What you will do: Without the pictures, write out all the lines below exactly as they appear.

____ Data extract

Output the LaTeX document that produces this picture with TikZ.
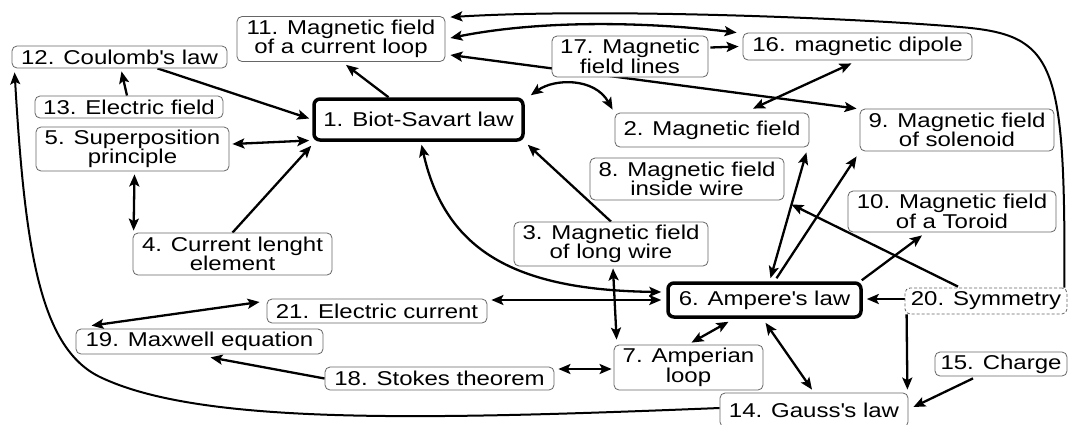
\documentclass[tikz,border=0pt]{standalone}
\usepackage{fontspec}
\setmainfont{Liberation Sans}[FakeStretch=1.2]
\usetikzlibrary{arrows.meta,calc}
\pgfdeclarelayer{bgzero}
\pgfdeclarelayer{edges}
\pgfsetlayers{bgzero,edges,main}
\newcommand{\q}{\textquotesingle}
\tikzset{
  box/.style={draw=black!60, line width=0.8pt, rounded corners=5pt, fill=white, align=center,
    inner sep=0pt, font=\fontsize{20}{19.5}\selectfont, text=black},
  keybox/.style={box, draw=black, line width=3.5pt, rounded corners=6pt},
  dbox/.style={box, dash pattern=on 3pt off 2pt},
  tip/.tip={Stealth[length=12pt,width=10pt,inset=2.5pt]},
  arr/.style={line width=2.3pt, -tip},
  darr/.style={line width=2.3pt, tip-tip},
  carr/.style={line width=2pt, -tip},
}
\begin{document}
\begin{tikzpicture}[x=1pt,y=-1pt]
\useasboundingbox (0,0) rectangle (1068,424);
\begin{pgfonlayer}{bgzero}
\fill[white] (0,0) rectangle (1068,424);
\end{pgfonlayer}
% nodes
\node[box,minimum width=208pt,minimum height=45pt] (n11) at (341,39) {11. Magnetic field\\of a current loop};
\node[box,minimum width=215pt,minimum height=22pt] (n12) at (119.5,57) {12. Coulomb\q s law};
\node[box,minimum width=188pt,minimum height=22pt] (n13) at (129,107) {13. Electric field};
\node[box,minimum width=193pt,minimum height=44pt] (n5) at (132.5,149) {5. Superposition\\principle};
\node[keybox,minimum width=209pt,minimum height=41pt] (n1) at (418.5,119.5) {1. Biot-Savart law};
\node[box,minimum width=156pt,minimum height=41pt] (n17) at (630,56.5) {17. Magnetic\\field lines};
\node[box,minimum width=229pt,minimum height=27pt] (n16) at (857.5,46.5) {16. magnetic dipole};
\node[box,minimum width=194pt,minimum height=34pt] (n2) at (712,130) {2. Magnetic field};
\node[box,minimum width=194pt,minimum height=42pt] (n9) at (957,130) {9. Magnetic field\\of solenoid};
\node[box,minimum width=194pt,minimum height=42pt] (n8) at (687,179) {8. Magnetic field\\inside wire};
\node[box,minimum width=208pt,minimum height=41pt] (n10) at (952,211.5) {10. Magnetic field\\of a Toroid};
\node[box,minimum width=194pt,minimum height=44pt] (n3) at (611,244) {3. Magnetic field\\of long wire};
\node[keybox,minimum width=193pt,minimum height=34pt] (n6) at (764.5,300) {6. Ampere\q s law};
\node[dbox,minimum width=162pt,minimum height=26pt] (n20) at (986,301) {20. Symmetry};
\node[box,minimum width=220pt,minimum height=24pt] (n21) at (377,311) {21. Electric current};
\node[box,minimum width=247pt,minimum height=25pt] (n19) at (199.5,341.5) {19. Maxwell equation};
\node[box,minimum width=149pt,minimum height=45pt] (n7) at (688.5,367.5) {7. Amperian\\loop};
\node[box,minimum width=229pt,minimum height=23pt] (n18) at (439.5,378.5) {18. Stokes theorem};
\node[box,minimum width=132pt,minimum height=24pt] (n15) at (1001,364) {15. Charge};
\node[box,minimum width=188pt,minimum height=34pt] (n14) at (814,410) {14. Gauss\q s law};
\node[box,minimum width=199pt,minimum height=42pt] (n4) at (232.5,254) {4. Current lenght\\element};
% edges
\begin{pgfonlayer}{edges}
\draw[arr] ($(n12.south)+(38,0)$) -- ($(n1.west)+(-3,-1)$);
\draw[arr] ($(n13.north)+(-2,0)$) -- ($(n12.south)+(2,3)$);
\draw[darr] ($(n5.east)+(3,-5)$) -- ($(n1.west)+(-3,21)$);
\draw[arr] (n4.north) -- ($(n1.south west)+(-1,4)$);
\draw[darr] ($(n5.south)+(2,3)$) -- ($(n4.north west)+(1,-2)$);
\draw[arr] ($(n1.north)+(-30,0)$) -- ($(n11.south)+(5,3)$);
\draw[darr] ($(n1.north east)+(6,-2)$) .. controls ($(n1.north east)+(30,-19)$) and ($(n2.north west)+(-20,-35)$) .. ($(n2.north west)+(-2,-3)$);
\draw[arr] (n3.north) -- ($(n1.south east)+(3,3)$);
\draw[darr] ($(n1.south)+(3,3)$) .. controls ($(n1.south)+(27,110)$) and ($(n6.west)+(-150,-10)$) .. ($(n6.west)+(-5,-8)$);
\draw[darr] ($(n21.east)+(4,-11)$) -- ($(n6.west)+(-5,0)$);
\draw[darr] ($(n21.west)+(-7,-9)$) -- ($(n19.north west)+(16,-3)$);
\draw[arr] (n18.west) -- ($(n19.south)+(11,3)$);
\draw[darr] ($(n18.east)+(4,-9.5)$) -- ($(n7.west)+(-2,1.5)$);
\draw[darr] ($(n3.south)+(2,2)$) -- ($(n7.north west)+(3,-5)$);
\draw[darr] ($(n6.south)+(-36,3)$) -- ($(n7.north)+(3,-2)$);
\draw[darr] ($(n6.south)+(1,4)$) -- ($(n14.north)+(-2,-3)$);
\draw[arr] ($(n20.west)+(0,-2)$) -- ($(n6.east)+(4,-1)$);
\draw[arr] ($(n20.south west)+(2,0)$) -- ($(n14.north east)+(-1,-3)$);
\draw[arr] ($(n15.south)+(-28,2)$) -- ($(n14.east)+(5,-3)$);
\draw[arr] ($(n20.north)+(-28,-1)$) -- ($(n8.south east)+(7,4)$);
\draw[darr] ($(n6.north)+(6,-3)$) -- ($(n2.south east)+(-3,5)$);
\draw[arr] ($(n6.north)+(12,-3)$) -- ($(n9.south west)+(-3,5)$);
\draw[arr] ($(n6.north east)+(-1,-1)$) -- ($(n10.south)+(-30,3)$);
\draw[darr] ($(n2.north)+(41,-4)$) -- ($(n16.south)+(-6,3)$);
\draw[darr] ($(n11.east)+(5,16)$) -- ($(n9.north west)+(-3,0)$);
\draw[arr] ($(n17.east)+(2,-9)$) -- ($(n16.west)+(-4,0)$);
\draw[darr] ($(n11.east)+(5,-1)$) .. controls ($(n11.east)+(100,-20)$) and ($(n16.north west)+(-90,-10)$) .. ($(n16.north west)+(-6,0)$);
\coordinate (tr) at (960,27);
\draw[carr] ($(n20.north east)+(-3,0)$) .. controls ($(n20.north east)+(-2,-228)$) and (1055,35) .. (tr)
  .. controls (850,17.7) and (600,8) .. ($(n11.north east)+(5,1)$);
\coordinate (bl) at (100,377);
\draw[carr] ($(n14.west)+(0,-2)$) .. controls (420,420) and (200,425) .. (bl)
  .. controls (40,348) and (25,250) .. ($(n12.south west)+(3,4)$);
\end{pgfonlayer}
\end{tikzpicture}
\end{document}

________

Result of the task:
Output the LaTeX document that produces this picture with TikZ.
\documentclass[tikz,border=0pt]{standalone}
\usepackage{fontspec}
\setmainfont{Liberation Sans}[FakeStretch=1.2]
\usetikzlibrary{arrows.meta,calc}
\pgfdeclarelayer{bgzero}
\pgfdeclarelayer{edges}
\pgfsetlayers{bgzero,edges,main}
\newcommand{\q}{\textquotesingle}
\tikzset{
  box/.style={draw=black!60, line width=0.8pt, rounded corners=5pt, fill=white, align=center,
    inner sep=0pt, font=\fontsize{20}{19.5}\selectfont, text=black},
  keybox/.style={box, draw=black, line width=3.5pt, rounded corners=6pt},
  dbox/.style={box, dash pattern=on 3pt off 2pt},
  tip/.tip={Stealth[length=12pt,width=10pt,inset=2.5pt]},
  arr/.style={line width=2.3pt, -tip},
  darr/.style={line width=2.3pt, tip-tip},
  carr/.style={line width=2pt, -tip},
}
\begin{document}
\begin{tikzpicture}[x=1pt,y=-1pt]
\useasboundingbox (0,0) rectangle (1068,424);
\begin{pgfonlayer}{bgzero}
\fill[white] (0,0) rectangle (1068,424);
\end{pgfonlayer}
% nodes
\node[box,minimum width=208pt,minimum height=45pt] (n11) at (341,39) {11. Magnetic field\\of a current loop};
\node[box,minimum width=215pt,minimum height=22pt] (n12) at (119.5,57) {12. Coulomb\q s law};
\node[box,minimum width=188pt,minimum height=22pt] (n13) at (129,107) {13. Electric field};
\node[box,minimum width=193pt,minimum height=44pt] (n5) at (132.5,149) {5. Superposition\\principle};
\node[keybox,minimum width=209pt,minimum height=41pt] (n1) at (418.5,119.5) {1. Biot-Savart law};
\node[box,minimum width=156pt,minimum height=41pt] (n17) at (630,56.5) {17. Magnetic\\field lines};
\node[box,minimum width=229pt,minimum height=27pt] (n16) at (857.5,46.5) {16. magnetic dipole};
\node[box,minimum width=194pt,minimum height=34pt] (n2) at (712,130) {2. Magnetic field};
\node[box,minimum width=194pt,minimum height=42pt] (n9) at (957,130) {9. Magnetic field\\of solenoid};
\node[box,minimum width=194pt,minimum height=42pt] (n8) at (687,179) {8. Magnetic field\\inside wire};
\node[box,minimum width=208pt,minimum height=41pt] (n10) at (952,211.5) {10. Magnetic field\\of a Toroid};
\node[box,minimum width=194pt,minimum height=44pt] (n3) at (611,244) {3. Magnetic field\\of long wire};
\node[keybox,minimum width=193pt,minimum height=34pt] (n6) at (764.5,300) {6. Ampere\q s law};
\node[dbox,minimum width=162pt,minimum height=26pt] (n20) at (986,301) {20. Symmetry};
\node[box,minimum width=220pt,minimum height=24pt] (n21) at (377,311) {21. Electric current};
\node[box,minimum width=247pt,minimum height=25pt] (n19) at (199.5,341.5) {19. Maxwell equation};
\node[box,minimum width=149pt,minimum height=45pt] (n7) at (688.5,367.5) {7. Amperian\\loop};
\node[box,minimum width=229pt,minimum height=23pt] (n18) at (439.5,378.5) {18. Stokes theorem};
\node[box,minimum width=132pt,minimum height=24pt] (n15) at (1001,364) {15. Charge};
\node[box,minimum width=188pt,minimum height=34pt] (n14) at (814,410) {14. Gauss\q s law};
\node[box,minimum width=199pt,minimum height=42pt] (n4) at (232.5,254) {4. Current lenght\\element};
% edges
\begin{pgfonlayer}{edges}
\draw[arr] ($(n12.south)+(38,0)$) -- ($(n1.west)+(-3,-1)$);
\draw[arr] ($(n13.north)+(-2,0)$) -- ($(n12.south)+(2,3)$);
\draw[darr] ($(n5.east)+(3,-5)$) -- ($(n1.west)+(-3,21)$);
\draw[arr] (n4.north) -- ($(n1.south west)+(-1,4)$);
\draw[darr] ($(n5.south)+(2,3)$) -- ($(n4.north west)+(1,-2)$);
\draw[arr] ($(n1.north)+(-30,0)$) -- ($(n11.south)+(5,3)$);
\draw[darr] ($(n1.north east)+(6,-2)$) .. controls ($(n1.north east)+(30,-19)$) and ($(n2.north west)+(-20,-35)$) .. ($(n2.north west)+(-2,-3)$);
\draw[arr] (n3.north) -- ($(n1.south east)+(3,3)$);
\draw[darr] ($(n1.south)+(3,3)$) .. controls ($(n1.south)+(27,110)$) and ($(n6.west)+(-150,-10)$) .. ($(n6.west)+(-5,-8)$);
\draw[darr] ($(n21.east)+(4,-11)$) -- ($(n6.west)+(-5,0)$);
\draw[darr] ($(n21.west)+(-7,-9)$) -- ($(n19.north west)+(16,-3)$);
\draw[arr] (n18.west) -- ($(n19.south)+(11,3)$);
\draw[darr] ($(n18.east)+(4,-9.5)$) -- ($(n7.west)+(-2,1.5)$);
\draw[darr] ($(n3.south)+(2,2)$) -- ($(n7.north west)+(3,-5)$);
\draw[darr] ($(n6.south)+(-36,3)$) -- ($(n7.north)+(3,-2)$);
\draw[darr] ($(n6.south)+(1,4)$) -- ($(n14.north)+(-2,-3)$);
\draw[arr] ($(n20.west)+(0,-2)$) -- ($(n6.east)+(4,-1)$);
\draw[arr] ($(n20.south west)+(2,0)$) -- ($(n14.north east)+(-1,-3)$);
\draw[arr] ($(n15.south)+(-28,2)$) -- ($(n14.east)+(5,-3)$);
\draw[arr] ($(n20.north)+(-28,-1)$) -- ($(n8.south east)+(7,4)$);
\draw[darr] ($(n6.north)+(6,-3)$) -- ($(n2.south east)+(-3,5)$);
\draw[arr] ($(n6.north)+(12,-3)$) -- ($(n9.south west)+(-3,5)$);
\draw[arr] ($(n6.north east)+(-1,-1)$) -- ($(n10.south)+(-30,3)$);
\draw[darr] ($(n2.north)+(41,-4)$) -- ($(n16.south)+(-6,3)$);
\draw[darr] ($(n11.east)+(5,16)$) -- ($(n9.north west)+(-3,0)$);
\draw[arr] ($(n17.east)+(2,-9)$) -- ($(n16.west)+(-4,0)$);
\draw[darr] ($(n11.east)+(5,-1)$) .. controls ($(n11.east)+(100,-20)$) and ($(n16.north west)+(-90,-10)$) .. ($(n16.north west)+(-6,0)$);
\coordinate (tr) at (960,27);
\draw[carr] ($(n20.north east)+(-3,0)$) .. controls ($(n20.north east)+(-2,-228)$) and (1055,35) .. (tr)
  .. controls (850,17.7) and (600,8) .. ($(n11.north east)+(5,1)$);
\coordinate (bl) at (100,377);
\draw[carr] ($(n14.west)+(0,-2)$) .. controls (420,420) and (200,425) .. (bl)
  .. controls (40,348) and (25,250) .. ($(n12.south west)+(3,4)$);
\end{pgfonlayer}
\end{tikzpicture}
\end{document}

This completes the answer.